**WHAT THIS TASK INVOLVES:** Go through the records below from the first line and print each one exactly, stopping after the line that contains "ax.set_axisbelow(False)". Do not print pictures or anything past that line.

:: DATASET CONTENT

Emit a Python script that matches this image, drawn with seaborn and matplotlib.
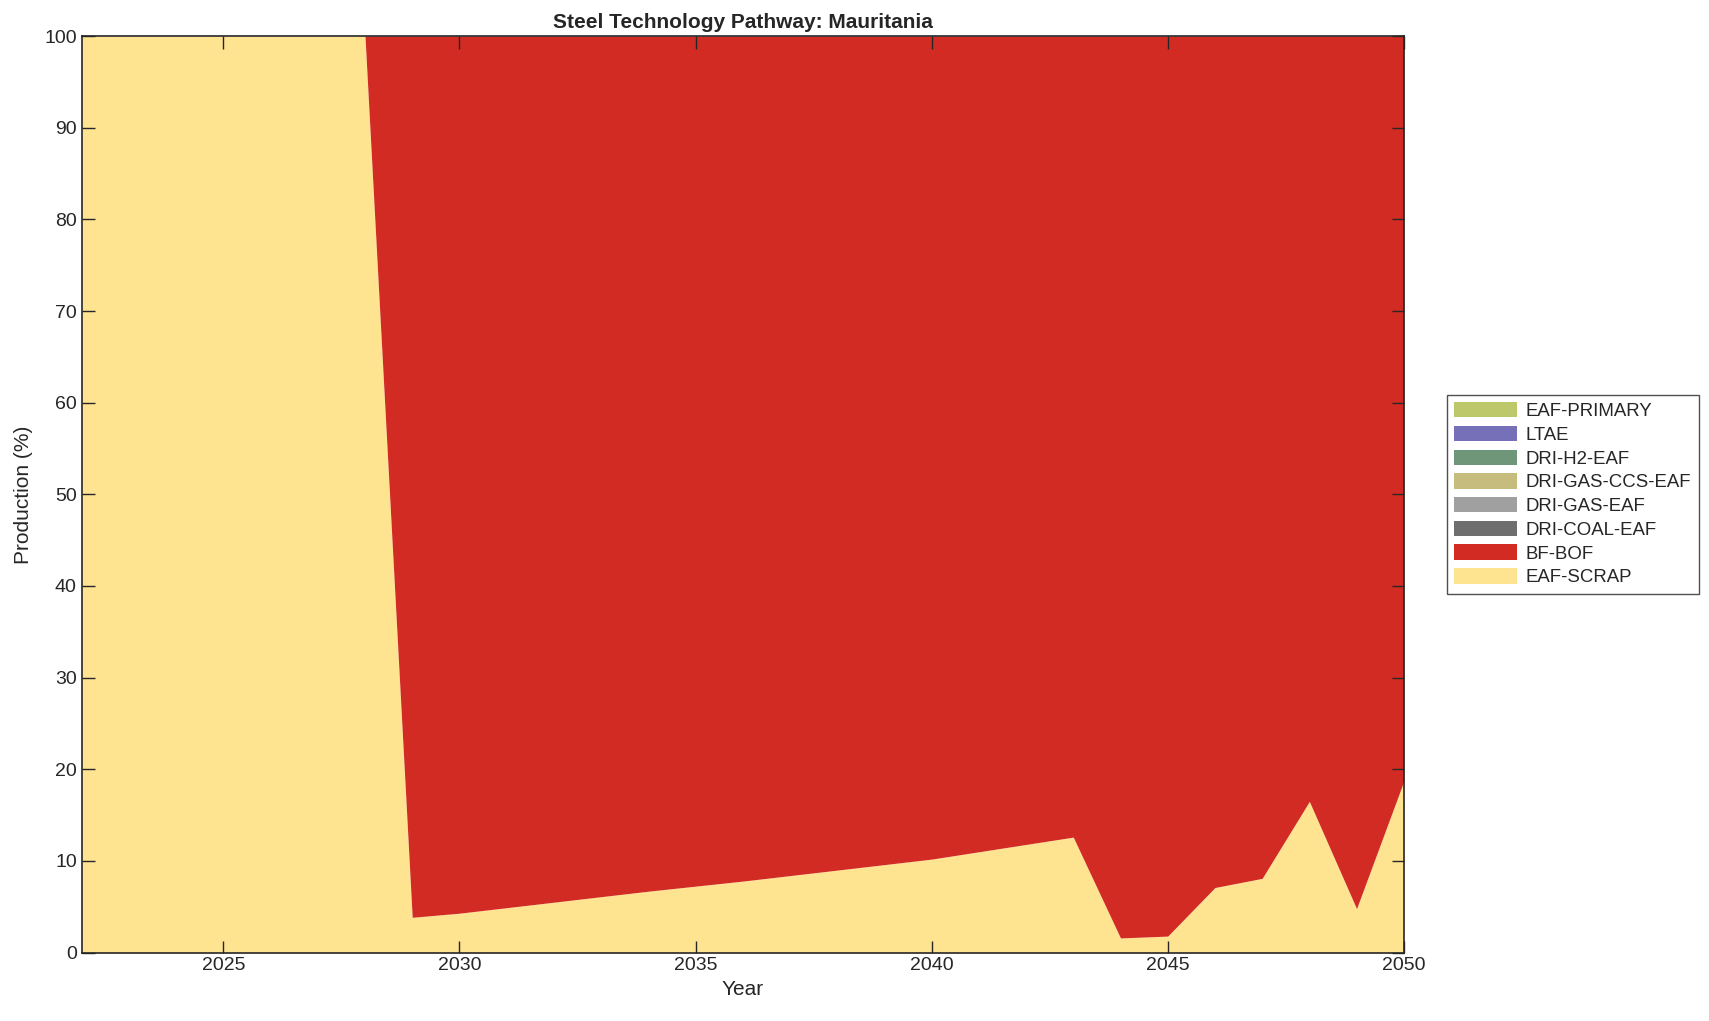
import numpy as np
import seaborn as sns
import matplotlib.pyplot as plt

years = list(range(2022, 2051))

# share of production (%) per year
eaf_scrap = [100, 100, 100, 100, 100, 100, 100,
             3.85, 4.3, 4.9, 5.5, 6.1, 6.7, 7.25, 7.8, 8.4, 9.0, 9.6, 10.2,
             11.0, 11.8, 12.6, 1.6, 1.8, 7.1, 8.1, 16.5, 4.8, 18.7]
bf_bof = [100 - v for v in eaf_scrap]
zeros = [0] * len(years)
dri_coal_eaf = zeros
dri_gas_eaf = zeros
dri_gas_ccs_eaf = zeros
dri_h2_eaf = zeros
ltae = zeros
eaf_primary = zeros

techs = ['EAF-SCRAP', 'BF-BOF', 'DRI-COAL-EAF', 'DRI-GAS-EAF',
         'DRI-GAS-CCS-EAF', 'DRI-H2-EAF', 'LTAE', 'EAF-PRIMARY']
colors = ['#FEE391', '#D22B24', '#6E6E6E', '#A0A0A0',
          '#C5BC7E', '#70967A', '#7570B8', '#BDC86A']

sns.set_style('ticks')
plt.rcParams['font.family'] = ['Liberation Sans', 'DejaVu Sans']

fig = plt.figure(figsize=(17.09, 10.21), dpi=100)
ax = fig.add_axes([0.0478, 0.067, 0.7736, 0.8977])

series = [eaf_scrap, bf_bof, dri_coal_eaf, dri_gas_eaf,
          dri_gas_ccs_eaf, dri_h2_eaf, ltae, eaf_primary]
ax.stackplot(years, np.array(series), labels=techs, colors=colors, linewidth=0)
ax.set_axisbelow(False)

ax.set_xlim(2022, 2050)
ax.set_ylim(0, 100)
ax.set_xticks([2025, 2030, 2035, 2040, 2045, 2050])
ax.set_yticks(range(0, 101, 10))
ax.tick_params(direction='in', top=True, right=True, labelsize=14, length=9,
               width=1, colors='#262626', labelcolor='#262626')
for s in ax.spines.values():
    s.set_linewidth(1.2)
    s.set_color('#262626')
    s.set_zorder(5)
ax.set_xlabel('Year', fontsize=15, labelpad=4)
ax.set_ylabel('Production (%)', fontsize=15, labelpad=8)
ax.set_title('Steel Technology Pathway: Mauritania', fontsize=15,
             fontweight='bold', pad=6)

handles, labels = ax.get_legend_handles_labels()
leg = fig.legend(handles[::-1], labels[::-1], loc='center left',
                 bbox_to_anchor=(0.8465, 0.516), borderaxespad=0,
                 fontsize=13.4, frameon=True,
                 fancybox=False, edgecolor='#262626', handlelength=3.4,
                 handleheight=0.9, labelspacing=0.3, borderpad=0.4,
                 handletextpad=0.45)
leg.get_frame().set_linewidth(1.0)

fig.savefig('out.png', dpi=100)
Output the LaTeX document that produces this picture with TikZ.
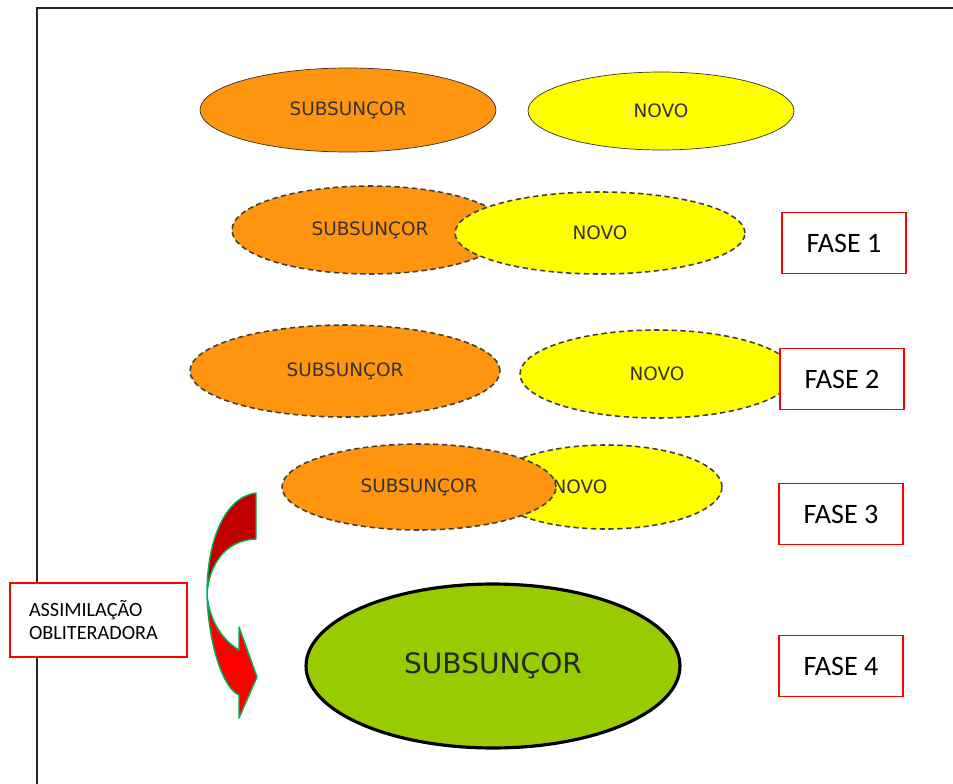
\documentclass[tikz,border=0pt]{standalone}
\usepackage{fontspec}
\setmainfont{Carlito}
\newfontfamily\verd{DejaVu Sans}
\usepackage{tikz}
\usetikzlibrary{shapes.geometric}
\definecolor{laranja}{HTML}{FF950E}
\definecolor{amarelo}{HTML}{FFFF00}
\definecolor{verde}{HTML}{99CC00}
\definecolor{tinta}{HTML}{333333}
\definecolor{vermelho}{HTML}{FF0000}
\definecolor{escuro}{HTML}{C00000}
\definecolor{contorno}{HTML}{00B050}
\tikzset{
  elip/.style={ellipse, inner sep=0pt, font=\verd\fontsize{10.5}{12}\selectfont, text=tinta},
  subs/.style={elip, fill=laranja, draw=tinta, thin},
  novo/.style={elip, fill=amarelo, draw=tinta, thin},
  trac/.style={dash pattern=on 3pt off 2pt, line width=0.9pt, draw=black!75},
  fase/.style={rectangle, draw=vermelho, fill=white, semithick,
               minimum width=2.48cm, minimum height=1.22cm,
               font=\fontsize{16}{18}\selectfont},
  moldura/.style={draw=black!85, line width=1.2pt}
}
\begin{document}
\begin{tikzpicture}[x=0.02cm, y=-0.02cm]
  \useasboundingbox (0,0) rectangle (953,784);
  \draw[moldura] (37,784) -- (37,8) -- (953,8);

  % linha de cima
  \node[subs, minimum width=5.92cm, minimum height=1.68cm] (s0) at (348,110) {SUBSUNÇOR};
  \node[novo, minimum width=5.32cm, minimum height=1.56cm] (n0) at (661,111) {NOVO};

  % fase 1
  \node[subs, trac, minimum width=5.52cm, minimum height=1.76cm] (s1) at (370,230) {SUBSUNÇOR};
  \node[novo, trac, minimum width=5.8cm, minimum height=1.64cm] (n1) at (600,233) {NOVO};

  % fase 2
  \node[subs, trac, minimum width=6.2cm, minimum height=1.84cm] (s2) at (345,371) {SUBSUNÇOR};
  \node[novo, trac, minimum width=5.48cm, minimum height=1.76cm] (n2) at (657,374) {NOVO};

  % fase 3
  \node[novo, trac, minimum width=4.64cm, minimum height=1.68cm] (n3) at (606,487) {};
  \node[elip] (n3t) at (580,487) {NOVO};
  \node[subs, trac, minimum width=5.48cm, minimum height=1.72cm] (s3) at (419,487) {SUBSUNÇOR};

  % fase 4
  \node[elip, fill=verde, draw=black, line width=1.8pt, minimum width=7.48cm,
        minimum height=3.28cm, font=\verd\fontsize{16}{19}\selectfont, text=black!85] (s4) at (493,666) {SUBSUNÇOR};

  % seta curva
  \coordinate (a) at (256,493);
  \coordinate (b) at (256,539);
  \coordinate (w) at (207,594);
  \coordinate (j1) at (239,650);
  \coordinate (j2) at (239,695);
  \coordinate (h1) at (239,627);
  \coordinate (h2) at (239,718);
  \coordinate (t) at (257,677);
  \filldraw[fill=escuro, draw=contorno, thick, line join=round]
    (a) .. controls (225,497) and (207,540) .. (w)
        .. controls (209,565) and (225,540) .. (b) -- cycle;
  \filldraw[fill=vermelho, draw=contorno, thick, line join=round]
    (w) .. controls (208,640) and (222,688) .. (j2) -- (h2) -- (t) -- (h1) -- (j1)
        .. controls (222,640) and (209,620) .. (w) -- cycle;

  % caixas
  \node[fase] (f1) at (844,243) {FASE 1};
  \node[fase] (f2) at (842,379) {FASE 2};
  \node[fase] (f3) at (841,514) {FASE 3};
  \node[fase] (f4) at (841,666) {FASE 4};
  \node[rectangle, draw=vermelho, fill=white, semithick, minimum height=1.48cm,
        text width=2.78cm, inner xsep=0.38cm, align=left,
        font=\fontsize{11.5}{13}\selectfont] (ass) at (98.5,620) {ASSIMILAÇÃO\\OBLITERADORA};
\end{tikzpicture}
\end{document}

::::

**TASK RESPONSE:**
Emit a Python script that matches this image, drawn with seaborn and matplotlib.
import numpy as np
import seaborn as sns
import matplotlib.pyplot as plt

years = list(range(2022, 2051))

# share of production (%) per year
eaf_scrap = [100, 100, 100, 100, 100, 100, 100,
             3.85, 4.3, 4.9, 5.5, 6.1, 6.7, 7.25, 7.8, 8.4, 9.0, 9.6, 10.2,
             11.0, 11.8, 12.6, 1.6, 1.8, 7.1, 8.1, 16.5, 4.8, 18.7]
bf_bof = [100 - v for v in eaf_scrap]
zeros = [0] * len(years)
dri_coal_eaf = zeros
dri_gas_eaf = zeros
dri_gas_ccs_eaf = zeros
dri_h2_eaf = zeros
ltae = zeros
eaf_primary = zeros

techs = ['EAF-SCRAP', 'BF-BOF', 'DRI-COAL-EAF', 'DRI-GAS-EAF',
         'DRI-GAS-CCS-EAF', 'DRI-H2-EAF', 'LTAE', 'EAF-PRIMARY']
colors = ['#FEE391', '#D22B24', '#6E6E6E', '#A0A0A0',
          '#C5BC7E', '#70967A', '#7570B8', '#BDC86A']

sns.set_style('ticks')
plt.rcParams['font.family'] = ['Liberation Sans', 'DejaVu Sans']

fig = plt.figure(figsize=(17.09, 10.21), dpi=100)
ax = fig.add_axes([0.0478, 0.067, 0.7736, 0.8977])

series = [eaf_scrap, bf_bof, dri_coal_eaf, dri_gas_eaf,
          dri_gas_ccs_eaf, dri_h2_eaf, ltae, eaf_primary]
ax.stackplot(years, np.array(series), labels=techs, colors=colors, linewidth=0)
ax.set_axisbelow(False)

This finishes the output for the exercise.